The 1948 Democratic National Convention was a pivotal moment in Hubert Humphrey's life as he used a major stage to try and shift his party on an issue that would define his political career.
The DFL icon's tenure as mayor of Minneapolis — and the fierce racism and antisemitism in the city around that time — is detailed in a new book, which looks back at the moment young Humphrey helped push Democrats to make a historic commitment to civil rights.
"Against [President Harry] Truman's own wishes, against the threat of the Southern segregationists to walk out, as of course they ultimately did, he got the civil rights plank passed as a 37-year-old mayor of a midsize city," author Samuel G. Freedman said in an interview about Humphrey's success at the convention. "He'd only been elected to office for three years. He was a kid, politically speaking. And that's a huge achievement."
Freedman's book, "Into the Bright Sunshine: Young Hubert Humphrey and the Fight for Civil Rights," is set to be released July 14. The former New York Times columnist and reporter, who is now a Columbia University professor, writes about Humphrey's upbringing in South Dakota and charts his education and early political work.
He also highlights key activists who helped bring about change.
"I was very conscious from the very beginning of this book of constellating people around Humphrey and looking at who his allies were in the Black and Jewish communities in particular, and making it clear that although what he accomplished was extraordinary, he didn't do it by fiat or magic, and he didn't do it by any means by himself," Freedman said.

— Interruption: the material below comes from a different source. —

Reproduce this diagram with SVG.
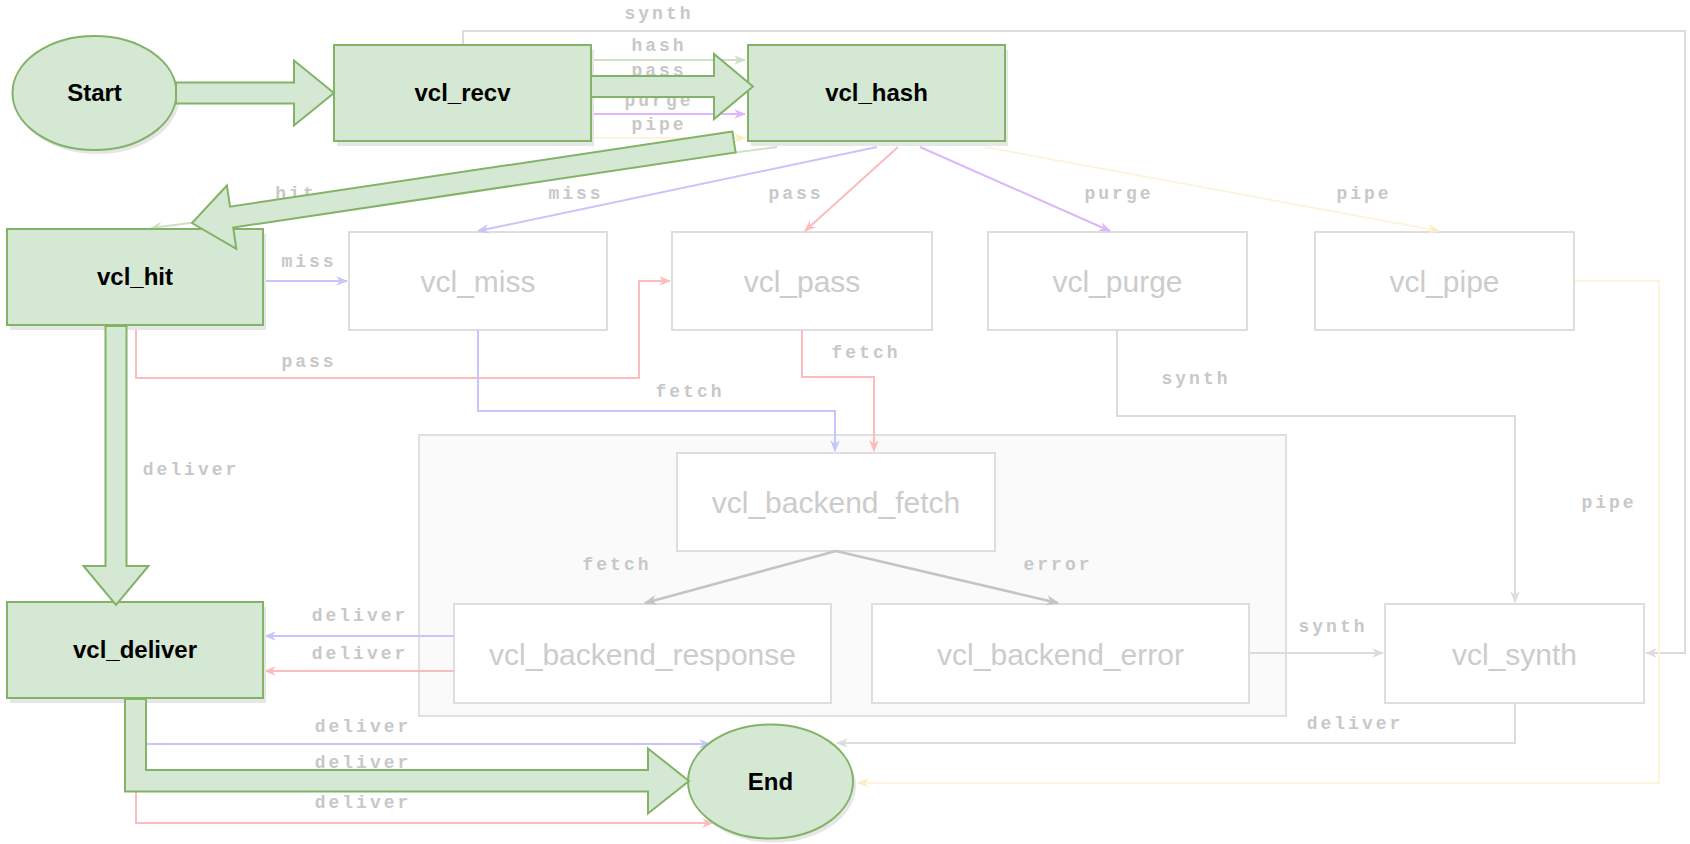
<svg xmlns="http://www.w3.org/2000/svg" width="1690" height="844" viewBox="0 0 1690 844">
  <style>
    .green { fill: #d5e8d4; stroke: #82b366; stroke-width: 2; }
    .shadow { fill: #e6e6e6; stroke: none; }
    .grey { fill: #ffffff; stroke: #dedede; stroke-width: 2; }
    .cluster { fill: #fafafa; stroke: #e0e0e0; stroke-width: 2; }
    .gtxt { font-family: "Liberation Sans", Arial, sans-serif; font-weight: bold; font-size: 24px; fill: #000; text-anchor: middle; }
    .ntxt { font-family: "Liberation Sans", Arial, sans-serif; font-size: 30px; fill: #cccccc; text-anchor: middle; }
    .etxt { font-family: "Liberation Mono", "Courier New", monospace; font-weight: bold; font-size: 18px; letter-spacing: 3px; fill: #c8c8c8; text-anchor: middle; }
    .e { fill: none; stroke-width: 2; }
    .blue { stroke: #c6c6fc; }
    .red { stroke: #fcbcbc; }
    .purple { stroke: #dcb8fa; }
    .yellow { stroke: #fcf4dc; }
    .gray { stroke: #dcdcdc; }
    .dgray { stroke: #c4c4c4; stroke-width: 2.5; }
    .ggreen { stroke: #cfe0c8; }
  </style>
  <defs>
    <marker id="m-blue" viewBox="0 0 10 10" refX="9" refY="5" markerWidth="12" markerHeight="12" markerUnits="userSpaceOnUse" orient="auto"><path d="M0,1 L10,5 L0,9 L3,5 z" fill="#c6c6fc"/></marker>
    <marker id="m-red" viewBox="0 0 10 10" refX="9" refY="5" markerWidth="12" markerHeight="12" markerUnits="userSpaceOnUse" orient="auto"><path d="M0,1 L10,5 L0,9 L3,5 z" fill="#fcbcbc"/></marker>
    <marker id="m-purple" viewBox="0 0 10 10" refX="9" refY="5" markerWidth="12" markerHeight="12" markerUnits="userSpaceOnUse" orient="auto"><path d="M0,1 L10,5 L0,9 L3,5 z" fill="#dcb8fa"/></marker>
    <marker id="m-yellow" viewBox="0 0 10 10" refX="9" refY="5" markerWidth="12" markerHeight="12" markerUnits="userSpaceOnUse" orient="auto"><path d="M0,1 L10,5 L0,9 L3,5 z" fill="#fcecc4"/></marker>
    <marker id="m-gray" viewBox="0 0 10 10" refX="9" refY="5" markerWidth="12" markerHeight="12" markerUnits="userSpaceOnUse" orient="auto"><path d="M0,1 L10,5 L0,9 L3,5 z" fill="#dcdcdc"/></marker>
    <marker id="m-dgray" viewBox="0 0 10 10" refX="9" refY="5" markerWidth="13" markerHeight="13" markerUnits="userSpaceOnUse" orient="auto"><path d="M0,1 L10,5 L0,9 L3,5 z" fill="#c4c4c4"/></marker>
    <marker id="m-ggreen" viewBox="0 0 10 10" refX="9" refY="5" markerWidth="12" markerHeight="12" markerUnits="userSpaceOnUse" orient="auto"><path d="M0,1 L10,5 L0,9 L3,5 z" fill="#cfe0c8"/></marker>
  </defs>

  <rect width="1690" height="844" fill="#ffffff"/>

  <!-- backend cluster -->
  <g id="backend-cluster">
    <rect class="cluster" x="419" y="435" width="867" height="281"/>
  </g>

  <!-- inactive subroutines -->
  <g id="vcl_miss"><rect class="grey" x="349" y="232" width="258" height="98"/><text class="ntxt" x="478" y="292">vcl_miss</text></g>
  <g id="vcl_pass"><rect class="grey" x="672" y="232" width="260" height="98"/><text class="ntxt" x="802" y="292">vcl_pass</text></g>
  <g id="vcl_purge"><rect class="grey" x="988" y="232" width="259" height="98"/><text class="ntxt" x="1117.5" y="292">vcl_purge</text></g>
  <g id="vcl_pipe"><rect class="grey" x="1315" y="232" width="259" height="98"/><text class="ntxt" x="1444.5" y="292">vcl_pipe</text></g>
  <g id="vcl_backend_fetch"><rect class="grey" x="677" y="453" width="318" height="98"/><text class="ntxt" x="836" y="513">vcl_backend_fetch</text></g>
  <g id="vcl_backend_response"><rect class="grey" x="454" y="604" width="377" height="99"/><text class="ntxt" x="642.5" y="665">vcl_backend_response</text></g>
  <g id="vcl_backend_error"><rect class="grey" x="872" y="604" width="377" height="99"/><text class="ntxt" x="1060.5" y="665">vcl_backend_error</text></g>
  <g id="vcl_synth"><rect class="grey" x="1385" y="604" width="259" height="99"/><text class="ntxt" x="1514.5" y="665">vcl_synth</text></g>

  <!-- thin transitions -->
  <g id="connectors">
    <path class="e ggreen" d="M591,60 L745,60" marker-end="url(#m-ggreen)"/>
    <path class="e red" d="M591,84 L745,84" marker-end="url(#m-red)"/>
    <path class="e purple" d="M591,114 L745,114" marker-end="url(#m-purple)"/>
    <path class="e yellow" d="M591,138 L745,138" marker-end="url(#m-yellow)"/>
    <path class="e gray" d="M463,45 L463,31 L1685,31 L1685,653 L1646,653" marker-end="url(#m-gray)"/>
    <path class="e ggreen" d="M777,147 L151,228" marker-end="url(#m-ggreen)"/>
    <path class="e blue" d="M877,147 L478,231" marker-end="url(#m-blue)"/>
    <path class="e red" d="M898,147 L805,231" marker-end="url(#m-red)"/>
    <path class="e purple" d="M920,147 L1110,231" marker-end="url(#m-purple)"/>
    <path class="e yellow" d="M985,147 L1439,231" marker-end="url(#m-yellow)"/>
    <path class="e blue" d="M263,281 L347,281" marker-end="url(#m-blue)"/>
    <path class="e red" d="M136,326 L136,378 L639,378 L639,281 L670,281" marker-end="url(#m-red)"/>
    <path class="e blue" d="M478,330 L478,411 L835,411 L835,451" marker-end="url(#m-blue)"/>
    <path class="e red" d="M802,330 L802,377 L874,377 L874,451" marker-end="url(#m-red)"/>
    <path class="e gray" d="M1117,330 L1117,416 L1515,416 L1515,602" marker-end="url(#m-gray)"/>
    <path class="e yellow" d="M1575,281 L1659,281 L1659,783 L858,783" marker-end="url(#m-yellow)"/>
    <path class="e dgray" d="M836,551 L645,603" marker-end="url(#m-dgray)"/>
    <path class="e dgray" d="M836,551 L1058,603" marker-end="url(#m-dgray)"/>
    <path class="e blue" d="M454,636 L265,636" marker-end="url(#m-blue)"/>
    <path class="e red" d="M454,671 L265,671" marker-end="url(#m-red)"/>
    <path class="e gray" d="M1249,653 L1383,653" marker-end="url(#m-gray)"/>
    <path class="e gray" d="M1515,703 L1515,743 L837,743" marker-end="url(#m-gray)"/>
    <path class="e blue" d="M136,699 L136,744 L710,744" marker-end="url(#m-blue)"/>
    <path class="e red" d="M136,699 L136,823 L713,823" marker-end="url(#m-red)"/>
  </g>

  <!-- transition labels -->
  <g id="edge-labels">
    <text class="etxt" x="659" y="19">synth</text>
    <text class="etxt" x="659" y="51">hash</text>
    <text class="etxt" x="659" y="76">pass</text>
    <text class="etxt" x="659" y="106">purge</text>
    <text class="etxt" x="659" y="130">pipe</text>
    <text class="etxt" x="296" y="199">hit</text>
    <text class="etxt" x="576" y="199">miss</text>
    <text class="etxt" x="796" y="199">pass</text>
    <text class="etxt" x="1119" y="199">purge</text>
    <text class="etxt" x="1364" y="199">pipe</text>
    <text class="etxt" x="309" y="267">miss</text>
    <text class="etxt" x="309" y="367">pass</text>
    <text class="etxt" x="191" y="475">deliver</text>
    <text class="etxt" x="690" y="397">fetch</text>
    <text class="etxt" x="866" y="358">fetch</text>
    <text class="etxt" x="1196" y="384">synth</text>
    <text class="etxt" x="1609" y="508">pipe</text>
    <text class="etxt" x="617" y="570">fetch</text>
    <text class="etxt" x="1058" y="570">error</text>
    <text class="etxt" x="360" y="621">deliver</text>
    <text class="etxt" x="360" y="659">deliver</text>
    <text class="etxt" x="1333" y="632">synth</text>
    <text class="etxt" x="1355" y="729">deliver</text>
    <text class="etxt" x="363" y="732">deliver</text>
    <text class="etxt" x="363" y="768">deliver</text>
    <text class="etxt" x="363" y="808">deliver</text>
  </g>

  <!-- active subroutines -->
  <g id="start">
    <ellipse class="shadow" cx="97.5" cy="97" rx="82" ry="57"/>
    <ellipse class="green" cx="94.5" cy="93" rx="82" ry="57"/>
    <text class="gtxt" x="94.5" y="101">Start</text>
  </g>
  <g id="vcl_recv">
    <rect class="shadow" x="337" y="50" width="257" height="96"/>
    <rect class="green" x="334" y="45" width="257" height="96"/>
    <text class="gtxt" x="462.5" y="101">vcl_recv</text>
  </g>
  <g id="vcl_hash">
    <rect class="shadow" x="751" y="50" width="257" height="96"/>
    <rect class="green" x="748" y="45" width="257" height="96"/>
    <text class="gtxt" x="876.5" y="101">vcl_hash</text>
  </g>
  <g id="vcl_hit">
    <rect class="shadow" x="10" y="234" width="256" height="96"/>
    <rect class="green" x="7" y="229" width="256" height="96"/>
    <text class="gtxt" x="135" y="285">vcl_hit</text>
  </g>
  <g id="vcl_deliver">
    <rect class="shadow" x="10" y="607" width="256" height="96"/>
    <rect class="green" x="7" y="602" width="256" height="96"/>
    <text class="gtxt" x="135" y="658">vcl_deliver</text>
  </g>
  <g id="end">
    <ellipse class="shadow" cx="773.5" cy="785.5" rx="82.5" ry="57"/>
    <ellipse class="green" cx="770.5" cy="781.5" rx="82.5" ry="57"/>
    <text class="gtxt" x="770.5" y="790">End</text>
  </g>

  <!-- highlighted request path -->
  <g id="path-arrows">
    <polygon class="green" points="176,82.5 294,82.5 294,60.5 334,93 294,125.5 294,103.5 176,103.5"/>
    <polygon class="green" points="591,76 714,76 714,54 753,86.5 714,119 714,97 591,97"/>
    <polygon class="green" points="732.4,131.6 230,206.7 226.9,185.5 192,223 236.3,248.8 233.2,227.5 735.6,152.4"/>
    <polygon class="green" points="105.5,326 126.5,326 126.5,566 148.5,566 116,605 83.5,566 105.5,566"/>
    <polygon class="green" points="125,699 146,699 146,770 648,770 648,748.5 689,781 648,813.5 648,791.5 125,791.5"/>
  </g>
</svg>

Freedman details how Humphrey was able to take his upbringing, and a life-changing stint in the Jim Crow South as a graduate student at Louisiana State University, to inform his approach to politics and civil rights. Discrimination and attacks on Black and Jewish people were a brutal reality in Minneapolis, Freedman writes, and advocates in Minnesota and across the country faced adversaries in their push for civil rights.
Freedman doesn't shy away from the struggles endured by Humphrey or his allies. In a particularly terrifying portion of the book, the author describes an assassination attempt on Humphrey during his time as mayor. Three shots were fired at him while he was at the front door of his home.